As a consequence many more Syrian refugees are interested, and will take part in a follow-up theatre project that started in the second half of 2017.

 

In Palermo, the Danilo Dolci Centre used dance and other theatre techniques with refugees and local communities. During four months they developed a production together, based on the real-life experiences of the participants. It was performed in July 2017, and provided another tool to personalise the issues around migration.

It helped to develop empathy and relationships, both among the performers and between the performers and the audience. Martino Lo Cascio, the Italian theatre director involved, said:

"Knowing the Italian language isn't essential, although it could be useful later. Nor is the ability to sing, to dance, to act. What really matters is having the desire to express oneself, to talk about one's own journey, and the aspiration to move beyond a painful condition of silent invisibility ".

Theatre work of this type helps to challenge prejudice and misconceptions, and promote understanding between refugees and host communities. It also develops personal and transferable skills in the participating refugee, like presentation, language and communication skills. Theatre can build self-confidence and self-esteem, can create new friendships as well as raise awareness of the host country's culture(s).

 

The REACT festival  aims to encourage wider use of community theatre as a tool for helping refugee integration in Europe. It does this by bringing together the partners' work so far, demonstrating the lessons learned as well as the performances created.
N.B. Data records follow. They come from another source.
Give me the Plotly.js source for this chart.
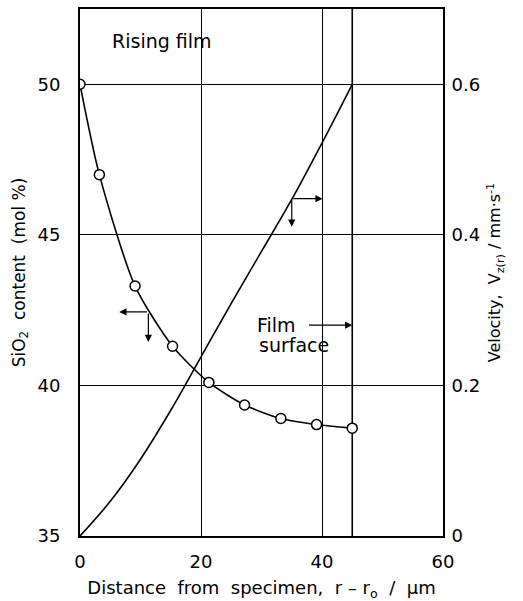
<!DOCTYPE html>
<html>
<head>
<meta charset="utf-8">
<script src="https://cdn.plot.ly/plotly-3.0.1.min.js"></script>
<style>html,body{margin:0;padding:0;background:#fff;}#chart{width:523px;height:601px;}</style>
</head>
<body>
<div id="chart"></div>
<script>
// SiO2 content measured points (mol %)
const distSiO2 = [0, 3.2, 9.1, 15.3, 21.3, 27.2, 33.2, 39.1, 45];
const sio2 = [50, 47.0, 43.3, 41.3, 40.1, 39.35, 38.9, 38.7, 38.58];
// Velocity profile Vz(r) (mm/s)
const distVel = [0, 5, 10, 15, 20, 25, 30, 35, 40, 45];
const velocity = [0, 0.046, 0.102, 0.167, 0.238, 0.309, 0.378, 0.447, 0.522, 0.6];
// film surface position (µm)
const filmSurface = 45;
const xTicks = [0, 20, 40, 60];
const yTicksLeft = [35, 40, 45, 50];
const yTicksRight = [0, 0.2, 0.4, 0.6];
const yTickTextRight = ['0', '0.2', '0.4', '0.6'];

const font = 'DejaVu Sans, sans-serif';

const traces = [
  {
    x: distVel, y: velocity, yaxis: 'y2', mode: 'lines',
    line: {color: '#000', width: 1.6, shape: 'spline', smoothing: 1},
    hoverinfo: 'skip', showlegend: false
  },
  {
    x: [filmSurface, filmSurface], y: [35, 52.5], mode: 'lines',
    line: {color: '#000', width: 1.6}, hoverinfo: 'skip', showlegend: false
  },
  {
    x: distSiO2, y: sio2, mode: 'lines+markers',
    line: {color: '#000', width: 1.6, shape: 'spline', smoothing: 0.7},
    marker: {symbol: 'circle', size: 10, color: '#fff', line: {color: '#000', width: 1.5}},
    showlegend: false
  }
];

function arrow(xHead, yHead, xTail, yTail) {
  return {x: xHead, y: yHead, ax: xTail, ay: yTail, xref: 'x', yref: 'y', axref: 'x', ayref: 'y',
    text: '', showarrow: true, arrowhead: 2, arrowsize: 1.2, arrowwidth: 1.2, arrowcolor: '#000'};
}

const layout = {
  width: 523, height: 601,
  margin: {l: 80, r: 80, t: 9, b: 65},
  paper_bgcolor: '#fff', plot_bgcolor: '#fff',
  font: {family: font, color: '#000', size: 17},
  xaxis: {
    range: [0, 60], tickvals: xTicks, ticks: '', showgrid: true, gridcolor: '#000', gridwidth: 1,
    showline: true, linecolor: '#000', linewidth: 2, mirror: true, zeroline: false,
    tickfont: {size: 18, family: font}, ticklabelstandoff: 8,
    title: {text: 'Distance  from  specimen,  r – r<sub>o</sub>  /  μm', font: {size: 18, family: font}, standoff: 11}
  },
  yaxis: {
    range: [35, 52.5], tickvals: yTicksLeft, ticks: '', showgrid: true, gridcolor: '#000', gridwidth: 1,
    showline: true, linecolor: '#000', linewidth: 2, zeroline: false,
    tickfont: {size: 18, family: font}, ticklabelstandoff: 14,
    title: {text: 'SiO<sub>2</sub>  content  (mol %)', font: {size: 17, family: font}, standoff: 8}
  },
  yaxis2: {
    range: [0, 0.7], overlaying: 'y', side: 'right', tickvals: yTicksRight, ticktext: yTickTextRight,
    ticks: '', showgrid: false, showline: true, linecolor: '#000', linewidth: 2, zeroline: false,
    tickfont: {size: 18, family: font}, ticklabelstandoff: 3,
    title: {text: 'Velocity,  V<sub>z(r)</sub> / mm·s<sup>-1</sup>', font: {size: 16, family: font}, standoff: 10}
  },
  annotations: [
    {x: 4.9, y: 51.43, xref: 'x', yref: 'y', text: 'Rising film', showarrow: false, xanchor: 'left', yanchor: 'middle', font: {size: 19, family: font}},
    {x: 29.0, y: 42.0, xref: 'x', yref: 'y', text: 'Film', showarrow: false, xanchor: 'left', yanchor: 'middle', font: {size: 19, family: font}},
    {x: 29.2, y: 41.35, xref: 'x', yref: 'y', text: 'surface', showarrow: false, xanchor: 'left', yanchor: 'middle', font: {size: 19, family: font}},
    arrow(45, 42.0, 37.6, 42.0),
    arrow(6.5, 42.44, 11.3, 42.44),
    arrow(11.3, 41.44, 11.3, 42.44),
    arrow(40.1, 46.2, 35, 46.2),
    arrow(35, 45.27, 35, 46.2)
  ]
};

Plotly.newPlot('chart', traces, layout, {displayModeBar: false, staticPlot: true});
</script>
</body>
</html>
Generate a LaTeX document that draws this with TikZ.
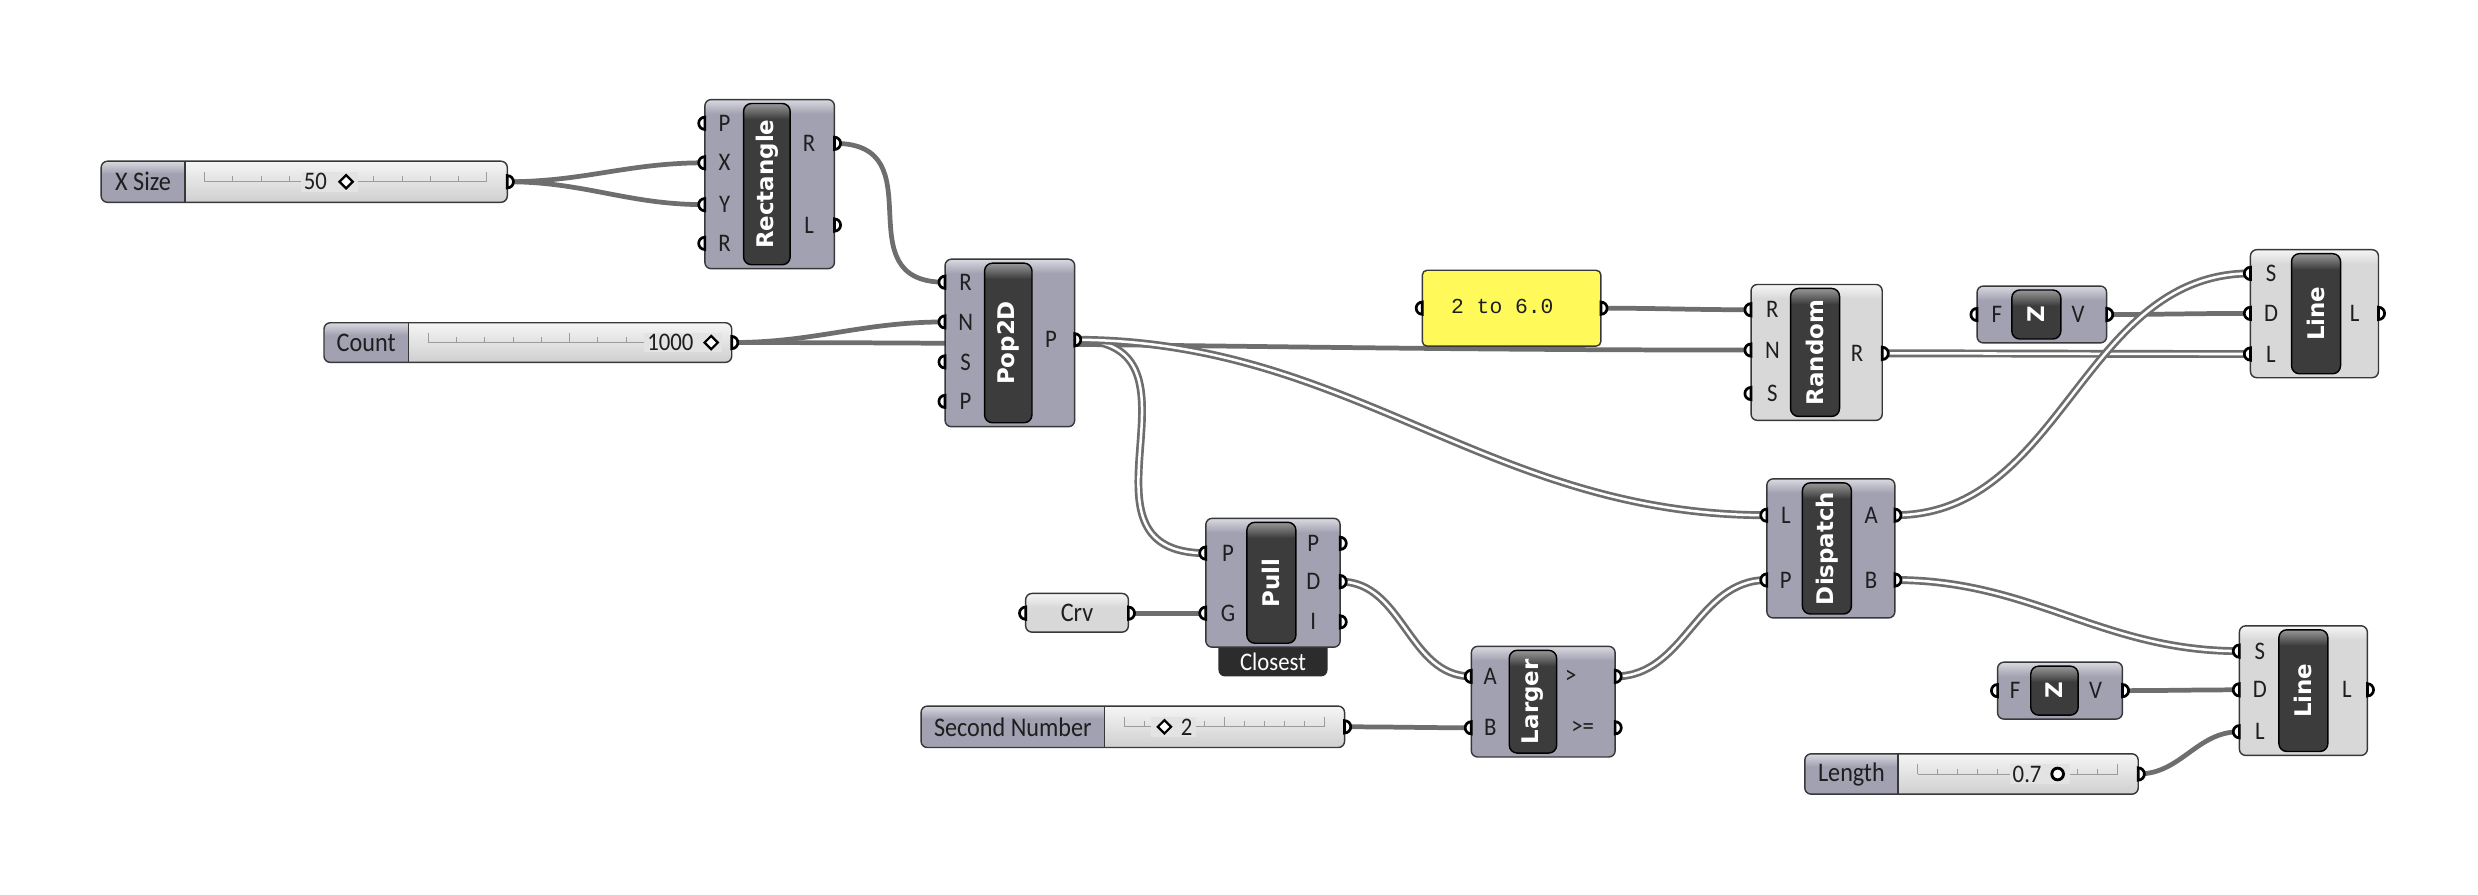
\documentclass[tikz,border=0pt]{standalone}
\usepackage{fontspec}
\setmainfont{Carlito}[FakeStretch=0.9]
\newfontfamily\ghtitlefont{DejaVu Sans}
\newfontfamily\ghmonofont{Liberation Mono}
\usetikzlibrary{shapes.geometric,backgrounds}
\definecolor{bodyD}{HTML}{A1A1B1}
\definecolor{bodyDtop}{HTML}{D9D9E1}
\definecolor{bodyL}{HTML}{D8D8D8}
\definecolor{bodyLtop}{HTML}{F5F5F5}
\definecolor{capD}{HTML}{3C3C3C}
\definecolor{capT}{HTML}{979797}
\definecolor{valT}{HTML}{F5F5F5}
\definecolor{valD}{HTML}{CFCFCF}
\definecolor{valM}{HTML}{E3E3E3}
\definecolor{wirec}{HTML}{6E6E6E}
\definecolor{panelc}{HTML}{FFFA5A}
\definecolor{edgec}{HTML}{383838}
\definecolor{labelc}{HTML}{1E1E1E}
\definecolor{trackc}{HTML}{9C9C9C}
\definecolor{badgec}{HTML}{2C2C2C}
\tikzset{
WIRE/.style={draw=wirec, line width=3},
LISTWIRE/.style={draw=wirec, line width=5, postaction={draw=white, line width=1.6}},
OUTLINE/.style={draw=edgec, line width=0.9},
PORT/.style={draw=black, fill=white, line width=1.7},
TRACK/.style={draw=trackc, line width=0.6},
TITLE/.style={font=\ghtitlefont\bfseries\fontsize{14.5}{14.5}\selectfont, text=white, rotate=90, inner sep=0},
PLABEL/.style={font=\fontsize{16}{16}\selectfont, text=labelc, inner sep=0},
SLABEL/.style={font=\fontsize{17}{17}\selectfont, text=labelc, inner sep=0},
BLABEL/.style={font=\fontsize{16}{16}\selectfont, text=white, inner sep=0},
SVAL/.style={font=\fontsize{16}{16}\selectfont, text=labelc, fill=valM, inner xsep=2, inner ysep=1},
PTEXT/.style={font=\ghmonofont\fontsize{13.5}{13.5}\selectfont, text=labelc, inner sep=0},
DMARK/.style={diamond, draw=black, fill=white, line width=1.4, minimum width=9, minimum height=9, inner sep=0},
CMARK/.style={circle, draw=black, fill=white, line width=1.8, minimum size=7.4, inner sep=0},
}
% body of a component: x1 y1 x2 y2 fill top
\newcommand{\ghbox}[6]{%
  \begin{scope}
    \clip[rounded corners=4] (#1,#2) rectangle (#3,#4);
    \fill[#5] (#1,#2) rectangle (#3,#4);
    \shade[top color=#6, bottom color=#5] (#1,#2) rectangle (#3,#2+9);
  \end{scope}
  \draw[OUTLINE, rounded corners=4] (#1,#2) rectangle (#3,#4);
}
% dark name capsule
\newcommand{\ghcapsule}[4]{%
  \begin{scope}
    \clip[rounded corners=5] (#1,#2) rectangle (#3,#4);
    \fill[capD] (#1,#2) rectangle (#3,#4);
    \shade[top color=capT, bottom color=capD] (#1,#2) rectangle (#3,#2+10);
  \end{scope}
  \draw[black, line width=0.9, rounded corners=5] (#1,#2) rectangle (#3,#4);
}
% id x1 y1 x2 y2 capsule-x1 capsule-x2 title D/L
\newcommand{\ghcomp}[9]{%
  \ghbox{#2}{#3}{#4}{#5}{body#9}{body#9top}
  \ghcapsule{#6}{#3+2.5}{#7}{#5-2.5}
  \node[TITLE] (#1) at ({(#6+#7)/2},{(#3+#5)/2}) {#8};
}
\newcommand{\ghpin}[3]{%
  \coordinate (#1) at (#2,#3);
  \filldraw[PORT] (#1) ++(0,3.9) arc[start angle=90,end angle=270,radius=3.9] -- cycle;
}
\newcommand{\ghpout}[3]{%
  \coordinate (#1) at (#2,#3);
  \filldraw[PORT] (#1) ++(0,3.9) arc[start angle=90,end angle=-90,radius=3.9] -- cycle;
}
\newcommand{\ghin}[5]{\ghpin{#1}{#2}{#3}\node[PLABEL] (#1-lab) at (#4,#3) {#5};}
\newcommand{\ghout}[5]{\ghpout{#1}{#2}{#3}\node[PLABEL] (#1-lab) at (#4,#3) {#5};}
% id x1 y1 x2 y2 divider label
\newcommand{\ghslider}[7]{%
  \begin{scope}
    \clip[rounded corners=4] (#2,#3) rectangle (#4,#5);
    \shade[top color=valT, bottom color=valD] (#6,#3) rectangle (#4,#5);
    \fill[bodyD] (#2,#3) rectangle (#6,#5);
    \shade[top color=bodyDtop, bottom color=bodyD] (#2,#3) rectangle (#6,#3+8);
  \end{scope}
  \draw[OUTLINE] (#6,#3) -- (#6,#5);
  \draw[OUTLINE, rounded corners=4] (#2,#3) rectangle (#4,#5);
  \node[SLABEL] (#1) at ({(#2+#6)/2},{(#3+#5)/2}) {#7};
  \pgfmathsetmacro\trY{(#3+#5)/2}
  \pgfmathsetmacro\trA{#6+12.5}
  \pgfmathsetmacro\trB{#4-13}
  \draw[TRACK] (\trA,\trY) -- (\trB,\trY);
  \foreach \k in {0,...,10} {
    \pgfmathsetmacro\trX{\trA+\k*(\trB-\trA)/10}
    \pgfmathsetmacro\trH{ifthenelse(mod(\k,5)==0,6.3,3.4)}
    \draw[TRACK] (\trX,\trY) -- (\trX,\trY-\trH);
  }
  \ghpout{#1-out}{#4}{\trY}
}

\begin{document}
\begin{tikzpicture}[x=1pt,y=-1pt] %point population
  \useasboundingbox (0,0) rectangle (1568,566);

  % sliders
  \ghslider{xsize}{64}{102}{321}{128}{117}{X Size}
  \node[SVAL, anchor=east] (xsize-val) at (227,115) {50\kern18pt};
  \node[DMARK] (xsize-mark) at (219,115) {};
  \ghslider{count}{205}{204.2}{463}{229.3}{258.4}{Count}
  \node[SVAL, anchor=east] (count-val) at (457,216.75) {1000\kern16pt};
  \node[DMARK] (count-mark) at (450,216.75) {};
  \ghslider{second}{582.8}{446.8}{850.8}{473}{699}{Second Number}
  \node[SVAL, anchor=west] (second-val) at (728,459.9) {\kern17pt2};
  \node[DMARK] (second-mark) at (736.8,459.9) {};
  \ghslider{length}{1142}{477}{1353}{502.5}{1201}{Length}
  \node[SVAL, anchor=east] (length-val) at (1310,489.75) {0.7\kern16pt};
  \node[CMARK] (length-mark) at (1302,489.75) {};

  % Rectangle
  \ghcomp{rect}{446}{63}{528}{170}{470.5}{500}{Rectangle}{D}
  \ghin{rect-P}{446}{78}{458.5}{P}
  \ghin{rect-X}{446}{103}{458.5}{X}
  \ghin{rect-Y}{446}{129.5}{458.5}{Y}
  \ghin{rect-R}{446}{154}{458.5}{R}
  \ghout{rect-oR}{528}{90.7}{512}{R}
  \ghout{rect-oL}{528}{142.4}{512}{L}

  % Pop2D
  \ghcomp{pop}{598}{164}{680}{270}{623}{653}{Pop2D}{D}
  \ghin{pop-R}{598}{178.6}{611}{R}
  \ghin{pop-N}{598}{203.7}{611}{N}
  \ghin{pop-S}{598}{229}{611}{S}
  \ghin{pop-P}{598}{254}{611}{P}
  \ghout{pop-oP}{680}{215}{665}{P}

  % panel
  \begin{scope}
    \fill[panelc, rounded corners=3] (900,171) rectangle (1013,219);
    \draw[OUTLINE, rounded corners=3] (900,171) rectangle (1013,219);
  \end{scope}
  \node[PTEXT, anchor=west] (panel) at (918,194) {2 to 6.0};
  \ghpin{panel-in}{900}{195}
  \ghpout{panel-out}{1013}{195}

  % Random
  \ghcomp{rnd}{1108}{180}{1191}{266}{1133}{1164}{Random}{L}
  \ghin{rnd-R}{1108}{196}{1121.5}{R}
  \ghin{rnd-N}{1108}{221.5}{1121.5}{N}
  \ghin{rnd-S}{1108}{249}{1121.5}{S}
  \ghout{rnd-oR}{1191}{223.6}{1175}{R}

  % unit Z, top
  \ghcomp{zA}{1251}{181}{1333}{217}{1273}{1304}{Z}{D}
  \ghin{zA-F}{1251}{199}{1263.5}{F}
  \ghout{zA-oV}{1333}{199}{1315}{V}

  % Line, top
  \ghcomp{lnA}{1424}{158}{1505}{239}{1450}{1481}{Line}{L}
  \ghin{lnA-S}{1424}{173}{1437}{S}
  \ghin{lnA-D}{1424}{198.3}{1437}{D}
  \ghin{lnA-L}{1424}{224}{1437}{L}
  \ghout{lnA-oL}{1505}{198.3}{1490}{L}

  % Dispatch
  \ghcomp{disp}{1118}{303}{1199}{391}{1140.5}{1171.5}{Dispatch}{D}
  \ghin{disp-L}{1118}{326}{1130}{L}
  \ghin{disp-P}{1118}{367}{1130}{P}
  \ghout{disp-oA}{1199}{326}{1184}{A}
  \ghout{disp-oB}{1199}{367}{1184}{B}

  % Curve param
  \ghbox{649}{375.5}{714}{400}{bodyL}{bodyLtop}
  \node[SLABEL] (crv) at (681.5,388) {Crv};
  \ghpin{crv-in}{649}{388}
  \ghpout{crv-out}{714}{388}

  % Pull with Closest badge
  \fill[badgec, rounded corners=4] (771,398) rectangle (840,428);
  \node[BLABEL] (pull-mode) at (805.5,419) {Closest};
  \ghcomp{pull}{763}{328}{848}{409.5}{789}{820}{Pull}{D}
  \ghin{pull-P}{763}{350}{777}{P}
  \ghin{pull-G}{763}{388}{777}{G}
  \ghout{pull-oP}{848}{343.8}{831}{P}
  \ghout{pull-oD}{848}{368}{831}{D}
  \ghout{pull-oI}{848}{393.5}{831}{I}

  % Larger
  \ghcomp{lrg}{931}{409}{1022}{479}{955}{985}{Larger}{D}
  \ghin{lrg-A}{931}{428}{943}{A}
  \ghin{lrg-B}{931}{460.5}{943}{B}
  \ghout{lrg-ogt}{1022}{428}{994}{>}
  \ghout{lrg-oge}{1022}{460.5}{1001.5}{>=}

  % unit Z, bottom
  \ghcomp{zB}{1264}{419}{1343}{455}{1285}{1315}{Z}{D}
  \ghin{zB-F}{1264}{437}{1275}{F}
  \ghout{zB-oV}{1343}{437}{1326}{V}

  % Line, bottom
  \ghcomp{lnB}{1417}{396}{1498}{478}{1442}{1473}{Line}{L}
  \ghin{lnB-S}{1417}{412}{1430}{S}
  \ghin{lnB-D}{1417}{436.5}{1430}{D}
  \ghin{lnB-L}{1417}{463}{1430}{L}
  \ghout{lnB-oL}{1498}{436.5}{1485}{L}

  % wires
  \begin{pgfonlayer}{background}
    \fill[white] (0,0) rectangle (1568,566);
    \path[WIRE] (xsize-out) to[out=0,in=180] (rect-X);
    \path[WIRE] (xsize-out) to[out=0,in=180] (rect-Y);
    \path[WIRE] (rect-oR) to[out=0,in=180,looseness=1.5] (pop-R);
    \path[WIRE] (count-out) to[out=0,in=180] (pop-N);
    \path[WIRE] (count-out) to[out=0,in=180] (rnd-N);
    \path[LISTWIRE] (pop-oP) to[out=0,in=180,looseness=1.5] (pull-P);
    \path[LISTWIRE] (pop-oP) to[out=0,in=180] (disp-L);
    \path[WIRE] (panel-out) to[out=0,in=180] (rnd-R);
    \path[LISTWIRE] (rnd-oR) to[out=0,in=180] (lnA-L);
    \path[WIRE] (zA-oV) to[out=0,in=180] (lnA-D);
    \path[LISTWIRE] (disp-oA) to[out=0,in=180] (lnA-S);
    \path[LISTWIRE] (disp-oB) to[out=0,in=180] (lnB-S);
    \path[WIRE] (zB-oV) to[out=0,in=180] (lnB-D);
    \path[WIRE] (length-out) to[out=0,in=180] (lnB-L);
    \path[WIRE] (crv-out) to[out=0,in=180] (pull-G);
    \path[LISTWIRE] (pull-oD) to[out=0,in=180] (lrg-A);
    \path[WIRE] (second-out) to[out=0,in=180] (lrg-B);
    \path[LISTWIRE] (lrg-ogt) to[out=0,in=180] (disp-P);
  \end{pgfonlayer}
\end{tikzpicture}
\end{document}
The festival will also provide an opportunity to look at some of the challenges in this sort of work: coping with the very specific problems that refugees often face, like accommodation, health issues, legal status, or administrative complications.

By comparing a range of integration-related and educational approaches in the partner countries, the overall project aims to identify innovative participatory methods that can be used successfully for refugee integration across the EU.